*CHALLENGE*.
Copy, exactly as written, the lines that begin at the one containing "Write the Apache ECharts code for this chart." and end at the one containing "String(i + 1));". Skip any pictures in the data below.

---+---

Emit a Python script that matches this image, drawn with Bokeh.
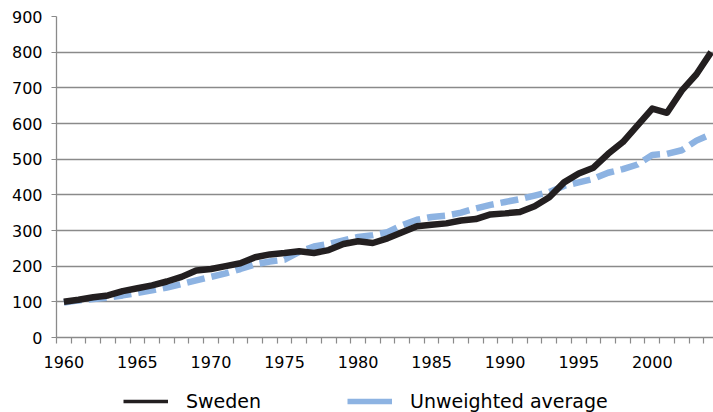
from bokeh.plotting import figure
from bokeh.models import (FixedTicker, Range1d, Legend, LegendItem, ColumnDataSource)
from bokeh.layouts import column
from bokeh.embed import file_html
from bokeh.resources import INLINE

years = list(range(1960, 2005))
sweden = [100, 106, 113, 118, 130, 138, 146, 157, 170, 188,
          192, 200, 208, 225, 233, 237, 242, 237, 245, 262,
          270, 265, 278, 295, 312, 316, 320, 328, 332, 345,
          348, 352, 368, 393, 435, 460, 476, 515, 548, 595,
          642, 630, 692, 738, 800]
average = [98, 104, 108, 112, 118, 125, 132, 140, 150, 160,
           170, 180, 192, 205, 213, 218, 240, 255, 262, 272,
           282, 287, 295, 315, 330, 338, 342, 350, 362, 372,
           380, 388, 398, 408, 425, 435, 445, 462, 472, 485,
           512, 515, 525, 552, 570]
x_labels = [1960, 1965, 1970, 1975, 1980, 1985, 1990, 1995, 2000]
y_ticks = [0, 100, 200, 300, 400, 500, 600, 700, 800, 900]

FONT = "DejaVu Sans"
GRID = "#8a8a8a"
SWE_COLOR = "#231f20"
AVG_COLOR = "#8db3e2"

W = 713
MAIN_H = 380
LEG_H = 32

p = figure(width=W, height=MAIN_H, output_backend="svg", toolbar_location=None,
           x_range=Range1d(1959.5, 2004.16), y_range=Range1d(0, 900),
           min_border_left=56, min_border_right=0, min_border_top=16,
           min_border_bottom=MAIN_H - 337)
p.outline_line_color = None
p.background_fill_color = "white"
p.border_fill_color = "white"

src = ColumnDataSource(dict(year=years, sweden=sweden, average=average))
p.line("year", "average", source=src, line_color=AVG_COLOR, line_width=6.5,
       line_dash="18 7")
p.line("year", "sweden", source=src, line_color=SWE_COLOR, line_width=6.5,
       line_join="round")

# x axis
xa = p.xaxis[0]
xa.ticker = FixedTicker(ticks=x_labels, minor_ticks=[y + 0.5 for y in range(1959, 2005)])
xa.major_tick_line_color = None
xa.major_tick_out = 6
xa.major_tick_in = 0
xa.minor_tick_out = 6
xa.minor_tick_in = 0
xa.minor_tick_line_color = GRID
xa.minor_tick_line_width = 1.2
xa.axis_line_color = GRID
xa.axis_line_width = 1.3
xa.major_label_standoff = 12
xa.major_label_text_font = FONT
xa.major_label_text_font_size = "16px"
xa.major_label_text_color = "#000000"

# y axis
ya = p.yaxis[0]
ya.ticker = FixedTicker(ticks=y_ticks, minor_ticks=[])
ya.major_tick_out = 5
ya.major_tick_in = 0
ya.major_tick_line_color = GRID
ya.major_tick_line_width = 1.2
ya.minor_tick_line_color = None
ya.axis_line_color = GRID
ya.axis_line_width = 1.3
ya.major_label_standoff = 9
ya.major_label_text_font = FONT
ya.major_label_text_font_size = "16px"
ya.major_label_text_color = "#000000"

p.xgrid.grid_line_color = None
p.ygrid.ticker = FixedTicker(ticks=y_ticks[1:])
p.ygrid.grid_line_color = GRID
p.ygrid.grid_line_width = 1.3

# legend in its own strip below the chart (frame aligned with the chart's frame)
lf = figure(width=W, height=LEG_H, output_backend="svg", toolbar_location=None,
            x_range=Range1d(0, 1), y_range=Range1d(0, 1),
            min_border=0)
lf.axis.visible = False
lf.grid.visible = False
lf.outline_line_color = None
offscreen = ColumnDataSource(dict(x=[5, 6], y=[5, 6]))
# long "on" segment so the short legend samples are drawn as solid strokes
r_sw = lf.line("x", "y", source=offscreen, line_color=SWE_COLOR, line_width=3.5,
               line_dash="80 1")
r_av = lf.line("x", "y", source=offscreen, line_color=AVG_COLOR, line_width=5.5,
               line_dash="80 1")
legend = Legend(items=[LegendItem(label="Sweden", renderers=[r_sw]),
                       LegendItem(label="Unweighted average", renderers=[r_av])],
                orientation="horizontal", location=(67, 0),
                glyph_width=45, glyph_height=20, label_standoff=18, spacing=86,
                padding=0, margin=0, border_line_color=None,
                background_fill_alpha=0,
                label_text_font=FONT, label_text_font_size="19px",
                label_text_color="#000000")
lf.add_layout(legend, "center")

layout = column(p, lf, spacing=0)
open("out.html", "w").write(file_html(layout, INLINE))
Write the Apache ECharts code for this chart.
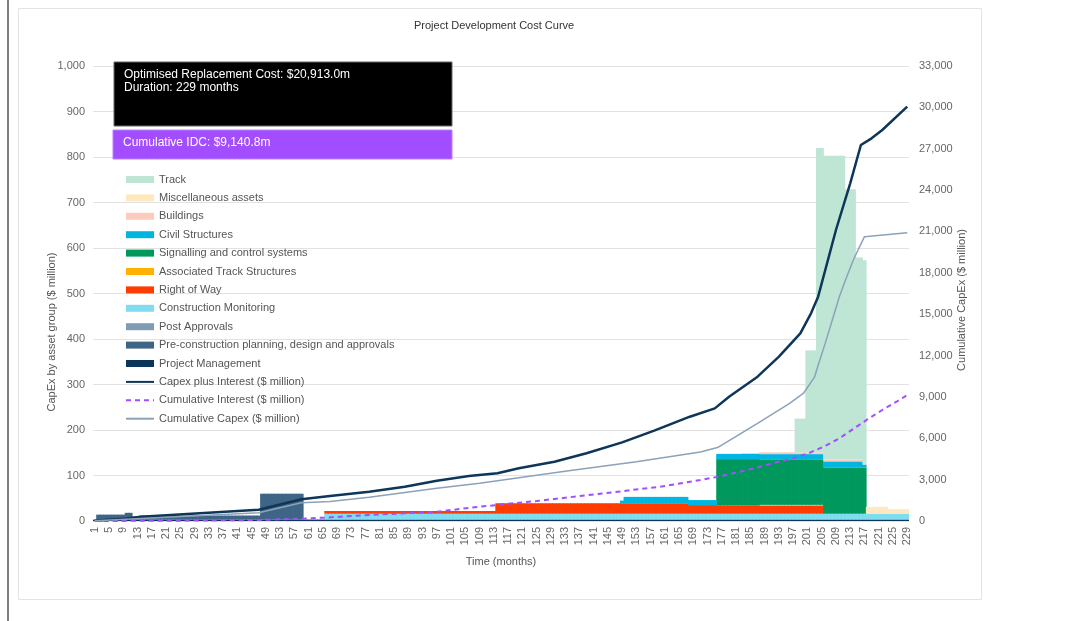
<!DOCTYPE html>
<html><head><meta charset="utf-8">
<script src="https://cdn.jsdelivr.net/npm/echarts@6/dist/echarts.min.js"></script>
<style>html,body{margin:0;padding:0;background:#fff;}#c{width:1078px;height:621px;}</style>
</head><body><div id="c"></div>
<script>
// ---- categories ----
const N_MONTHS = 229;
const months = Array.from({length: N_MONTHS}, (_, i) => String(i + 1));

// ---- monthly CapEx by asset group ($ million): [firstMonth, lastMonth, value] runs ----
const projectManagement = [[1, 229, 3]];
const preConstruction = [[2, 9, 11], [10, 11, 15], [12, 13, 7], [14, 47, 9], [48, 59, 57]];
const postApprovals = [[60, 229, 1]];
const constructionMonitoring = [[66, 229, 12]];
const rightOfWay = [[66, 113, 6], [114, 167, 23], [168, 175, 19], [176, 205, 18]];
const associatedTrackStructures = [[188, 205, 1.5]];
const signalling = [[176, 187, 102], [188, 205, 100], [206, 217, 101]];
const civilStructures = [[149, 149, 6], [150, 167, 14], [168, 175, 11], [176, 205, 11.5], [206, 216, 14], [217, 217, 7]];
const buildings = [[183, 187, 2], [188, 205, 4], [206, 217, 4]];
const miscAssets = [[218, 223, 15], [224, 229, 10]];
const track = [[198, 200, 74], [201, 203, 224], [204, 205, 669], [206, 211, 668], [212, 214, 594], [215, 216, 444], [217, 217, 445]];

// ---- cumulative lines ($ million): [month, value] points ----
const capexPlusInterest = [[1,15],[10,180],[14,300],[47,820],[59,1575],[67,1810],[78,2125],[88,2490],[97,2920],[106,3260],[114,3460],[120,3820],[130,4300],[139,4910],[149,5700],[158,6550],[168,7565],[175,8170],[179,9016],[187,10466],[193,11917],[199,13614],[202,15064],[204,16269],[206,18205],[209,21106],[213,24493],[216,27271],[219,27755],[222,28359],[229,30054]];
const cumulativeInterest = [[1,0],[30,30],[47,72],[59,169],[66,250],[78,435],[97,675],[109,1037],[125,1450],[144,2009],[160,2500],[171,2974],[176,3213],[185,3750],[194,4374],[198,4620],[202,4990],[206,5450],[210,6000],[214,6700],[218,7400],[222,8050],[226,8650],[229,9141]];
const cumulativeCapex = [[1,10],[14,190],[47,600],[59,1330],[67,1420],[78,1719],[97,2372],[109,2732],[134,3648],[153,4300],[171,5000],[176,5350],[187,7086],[196,8536],[200,9300],[203,10450],[204,11300],[206,12900],[208,14600],[210,16300],[212,17700],[214,19000],[217,20620],[229,20913]];

// ---- tick labels ----
const leftTicks = {min: 0, max: 1000, interval: 100};
const rightTicks = {min: 0, max: 33000, interval: 3000};

function expandRuns(runs) {
  const out = months.map(() => 0);
  runs.forEach(([a, b, v]) => { for (let m = a; m <= b; m++) out[m - 1] = v; });
  return out;
}
function toPoints(pts) { return pts.map(([m, v]) => [String(m), v]); }

const FONT = 'Liberation Sans, Arial, sans-serif';
const barGroups = [
  {name: 'Project Management', runs: projectManagement, color: '#0c355a'},
  {name: 'Pre-construction planning, design and approvals', runs: preConstruction, color: '#3e6586'},
  {name: 'Post Approvals', runs: postApprovals, color: '#7f9cb4'},
  {name: 'Construction Monitoring', runs: constructionMonitoring, color: '#80ddef'},
  {name: 'Right of Way', runs: rightOfWay, color: '#ff3c00'},
  {name: 'Associated Track Structures', runs: associatedTrackStructures, color: '#ffb000'},
  {name: 'Signalling and control systems', runs: signalling, color: '#00985d'},
  {name: 'Civil Structures', runs: civilStructures, color: '#00b6e0'},
  {name: 'Buildings', runs: buildings, color: '#fdcbbe'},
  {name: 'Miscellaneous assets', runs: miscAssets, color: '#fde8bf'},
  {name: 'Track', runs: track, color: '#bfe5d5'}
];

const series = barGroups.map(g => ({
  name: g.name, type: 'bar', stack: 'capex', yAxisIndex: 0,
  barWidth: 4.3,
  itemStyle: {color: g.color},
  emphasis: {disabled: true},
  data: expandRuns(g.runs)
}));
const lineDefs = [
  {name: 'Capex plus Interest ($ million)', pts: capexPlusInterest, color: '#0d3658', width: 2.5, type: 'solid'},
  {name: 'Cumulative Interest ($ million)', pts: cumulativeInterest, color: '#a24dff', width: 2, type: [5, 4]},
  {name: 'Cumulative Capex ($ million)', pts: cumulativeCapex, color: '#8ca2b8', width: 1.5, type: 'solid'}
];
lineDefs.forEach(l => series.push({
  name: l.name, type: 'line', yAxisIndex: 1, symbol: 'none', showSymbol: false, z: 5,
  lineStyle: {color: l.color, width: l.width, type: l.type}, itemStyle: {color: l.color},
  emphasis: {disabled: true}, data: toPoints(l.pts)
}));

const legendOrder = barGroups.slice().reverse().map(g => ({name: g.name, icon: 'rect'}))
  .concat(lineDefs.map(l => ({name: l.name, itemStyle: {opacity: 0}})));

const fmt = v => Number(v).toLocaleString('en-US');

const chart = echarts.init(document.getElementById('c'), null, {renderer: 'canvas'});
chart.setOption({
  animation: false,
  backgroundColor: '#fff',
  textStyle: {fontFamily: FONT},
  title: {text: 'Project Development Cost Curve', left: 409, top: 15,
    textStyle: {fontSize: 11, fontWeight: 'normal', color: '#333', fontFamily: FONT}},
  grid: {left: 93, right: 169, top: 66, bottom: 100, containLabel: false},
  legend: {
    orient: 'vertical', left: 120, top: 169, itemWidth: 28, itemHeight: 7, itemGap: 7.4,
    textStyle: {fontSize: 11, color: '#555', fontFamily: FONT},
    data: legendOrder
  },
  xAxis: {
    type: 'category', data: months, boundaryGap: true,
    name: 'Time (months)', nameLocation: 'middle', nameGap: 35,
    nameTextStyle: {fontSize: 11, color: '#555', fontFamily: FONT},
    axisLine: {show: false}, axisTick: {show: false},
    axisLabel: {rotate: 90, interval: 3, fontSize: 11, color: '#666', margin: 6, fontFamily: FONT}
  },
  yAxis: [
    {type: 'value', min: leftTicks.min, max: leftTicks.max, interval: leftTicks.interval,
     axisLine: {show: false}, axisTick: {show: false},
     axisLabel: {fontSize: 11, color: '#666', margin: 8, formatter: fmt, fontFamily: FONT},
     splitLine: {lineStyle: {color: '#e2e2e2', width: 1}}},
    {type: 'value', min: rightTicks.min, max: rightTicks.max, interval: rightTicks.interval,
     axisLine: {show: false}, axisTick: {show: false},
     axisLabel: {fontSize: 11, color: '#666', margin: 10, formatter: fmt, fontFamily: FONT},
     splitLine: {show: false}}
  ],
  graphic: [
    {type: 'rect', silent: true, z: -10, shape: {x: 18.5, y: 8.5, width: 963, height: 591},
     style: {fill: 'none', stroke: '#e3e3e3', lineWidth: 1}},
    {type: 'line', silent: true, shape: {x1: 8, y1: 0, x2: 8, y2: 621},
     style: {stroke: '#555', lineWidth: 1.5}},
    {type: 'text', silent: true, x: 52, y: 332, rotation: Math.PI / 2,
     style: {text: 'CapEx by asset group ($ million)', fill: '#555', font: '11px ' + FONT, textAlign: 'center', textVerticalAlign: 'middle'}},
    {type: 'text', silent: true, x: 962, y: 300, rotation: Math.PI / 2,
     style: {text: 'Cumulative CapEx ($ million)', fill: '#555', font: '11px ' + FONT, textAlign: 'center', textVerticalAlign: 'middle'}},
    {type: 'rect', silent: true, z: 100, shape: {x: 114, y: 62, width: 338, height: 64},
     style: {fill: '#000', stroke: '#666', lineWidth: 1}},
    {type: 'text', silent: true, z: 101, x: 124, y: 68,
     style: {text: 'Optimised Replacement Cost: $20,913.0m\nDuration: 229 months', fill: '#fff', font: '12px ' + FONT, lineHeight: 13}},
    {type: 'rect', silent: true, z: 100, shape: {x: 113, y: 130, width: 339, height: 29},
     style: {fill: '#a24dff', stroke: '#b980ff', lineWidth: 1}},
    {type: 'text', silent: true, z: 101, x: 123, y: 143,
     style: {text: 'Cumulative IDC: $9,140.8m', fill: '#fff', font: '12px ' + FONT, textVerticalAlign: 'middle'}}
  ],
  series: series
});
</script></body></html>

---+---

*ANSWER TO THE PROBLEM*.
Write the Apache ECharts code for this chart.
<!DOCTYPE html>
<html><head><meta charset="utf-8">
<script src="https://cdn.jsdelivr.net/npm/echarts@6/dist/echarts.min.js"></script>
<style>html,body{margin:0;padding:0;background:#fff;}#c{width:1078px;height:621px;}</style>
</head><body><div id="c"></div>
<script>
// ---- categories ----
const N_MONTHS = 229;
const months = Array.from({length: N_MONTHS}, (_, i) => String(i + 1));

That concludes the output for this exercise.